I feel like I have no idea about this subject...but I could explain to somebody else probably a lot more than they knew before.
This video got me thinking - over the course of the history of the universe, there have been some phase changes... from the singularity to inflation, from inflation to a quark-gluon plasma, from a quark-gluon plasma to an electromagnetic plasma, from that plasma condensed matter, etc... Through each of these, it has been a matter of the average temperature of the universe crossing some threshold to where a fundamental force that is overcome by all matter above that temperature, is not at the lower. Is there another phase past the current familiar state of the universe which might be reached in the distant future? Or is this something unknowable? (like, if intelligent life culd exist in the quark-gluon, would they even be able to predict that a then-yet unobservable fundamental force would completely alter the nature of the universe as they knew it?)

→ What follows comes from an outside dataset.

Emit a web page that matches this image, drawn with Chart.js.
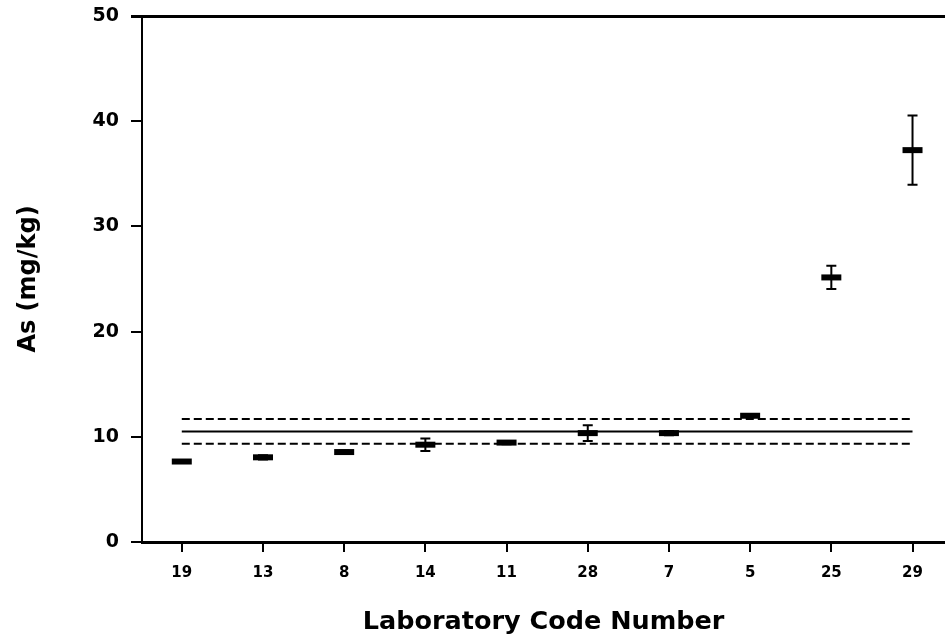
<!DOCTYPE html>
<html>
<head>
<meta charset="utf-8">
<script src="https://cdn.jsdelivr.net/npm/chart.js@4"></script>
<style>
  html, body { margin: 0; padding: 0; background: #fff; overflow: hidden; }
  canvas { display: block; }
</style>
</head>
<body>
<canvas id="chart" width="945" height="642"></canvas>
<script>
const labCodes = ["19", "13", "8", "14", "11", "28", "7", "5", "25", "29"];
const means = [7.65, 8.05, 8.55, 9.25, 9.45, 10.35, 10.35, 12.0, 25.15, 37.25];
const errs = [0.15, 0.2, 0.15, 0.6, 0.15, 0.75, 0.2, 0.15, 1.1, 3.3];
const yTicks = [0, 10, 20, 30, 40, 50];
const refMean = 10.5;
const refUpper = 11.7;
const refLower = 9.35;

const font = "'DejaVu Sans', Arial, sans-serif";

const pts = means.map((m, i) => ({ x: i, y: m }));
const refLine = v => [{ x: 0, y: v }, { x: labCodes.length - 1, y: v }];

// vertical error bars with caps, positioned through the scales
const errorBars = {
  id: "errorBars",
  afterDatasetsDraw(chart) {
    const { ctx, scales: { x, y } } = chart;
    ctx.save();
    ctx.strokeStyle = "#000";
    ctx.lineWidth = 2;
    means.forEach((m, i) => {
      const px = x.getPixelForValue(i);
      const top = y.getPixelForValue(m + errs[i]);
      const bot = y.getPixelForValue(m - errs[i]);
      ctx.beginPath();
      ctx.moveTo(px, top); ctx.lineTo(px, bot);
      ctx.moveTo(px - 5, top); ctx.lineTo(px + 5, top);
      ctx.moveTo(px - 5, bot); ctx.lineTo(px + 5, bot);
      ctx.stroke();
    });
    ctx.restore();
  }
};

new Chart(document.getElementById("chart"), {
  type: "scatter",
  data: {
    datasets: [
      {
        type: "line", data: refLine(refUpper), borderColor: "#000",
        borderWidth: 2, borderDash: [8, 4], pointRadius: 0
      },
      {
        type: "line", data: refLine(refMean), borderColor: "#000",
        borderWidth: 2, pointRadius: 0
      },
      {
        type: "line", data: refLine(refLower), borderColor: "#000",
        borderWidth: 2, borderDash: [8, 4], pointRadius: 0
      },
      {
        data: pts, pointStyle: "line", pointRadius: 10,
        borderColor: "#000", borderWidth: 6, backgroundColor: "#000"
      }
    ]
  },
  options: {
    responsive: false,
    animation: false,
    layout: { autoPadding: false, padding: { top: 16, right: 0, left: 0, bottom: 0 } },
    plugins: { legend: { display: false }, tooltip: { enabled: false } },
    scales: {
      x: {
        type: "linear",
        min: -0.49,
        max: 9.4,
        afterBuildTicks: s => { s.ticks = labCodes.map((_, i) => ({ value: i })); },
        afterFit: s => { s.height = 100; s.paddingLeft = 0; s.paddingRight = 0; },
        border: { color: "#000", width: 3 },
        grid: { color: "transparent", tickColor: "#000", tickLength: 10, lineWidth: 2, drawOnChartArea: false },
        ticks: {
          color: "#000", padding: 12,
          font: { family: font, size: 15, weight: "bold" },
          callback: v => labCodes[v]
        },
        title: {
          display: true, text: "Laboratory Code Number", color: "#000",
          font: { family: font, size: 25.5, weight: "bold" }, padding: { top: 8 }
        }
      },
      y: {
        min: 0,
        max: 50,
        afterBuildTicks: s => { s.ticks = yTicks.map(v => ({ value: v })); },
        afterFit: s => { s.width = 142; s.paddingTop = 0; s.paddingBottom = 0; },
        border: { color: "#000", width: 2 },
        grid: {
          color: c => (c.tick && c.tick.value === 50 ? "#000" : "transparent"),
          lineWidth: c => (c.tick && c.tick.value === 50 ? 3 : 2),
          tickColor: "#000", tickLength: 11
        },
        ticks: {
          color: "#000", padding: 12,
          font: { family: font, size: 19, weight: "bold" }
        },
        title: {
          display: true, text: "As (mg/kg)", color: "#000",
          font: { family: font, size: 24, weight: "bold" }, padding: { top: 14, bottom: 0 }
        }
      }
    }
  },
  plugins: [errorBars]
});
</script>
</body>
</html>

I'd like to hear more about so-called "relic black holes", in which a stable black-hole-like remnant is left over. How many of these are there? How common are they? What is their cross section? How could they interact with matter? And so on.
I hear that if you compress the Earth into the size of a marble, it will turn into a black hole. How small would you have to compress Mount Everest? Does size matter? What would happen in a universe jar filled with black hole marbles? Does it take time to create a black hole
May a Quark Star possess a dense environment o quark soup that would lead to the formation of small black holes? Would their growth dynamic be compareabe to the early universe?
edit: there would be no expansion inside the star like in the early universe. Should not their growth overbalance the radiation loss leading those stars to collapse inevitably?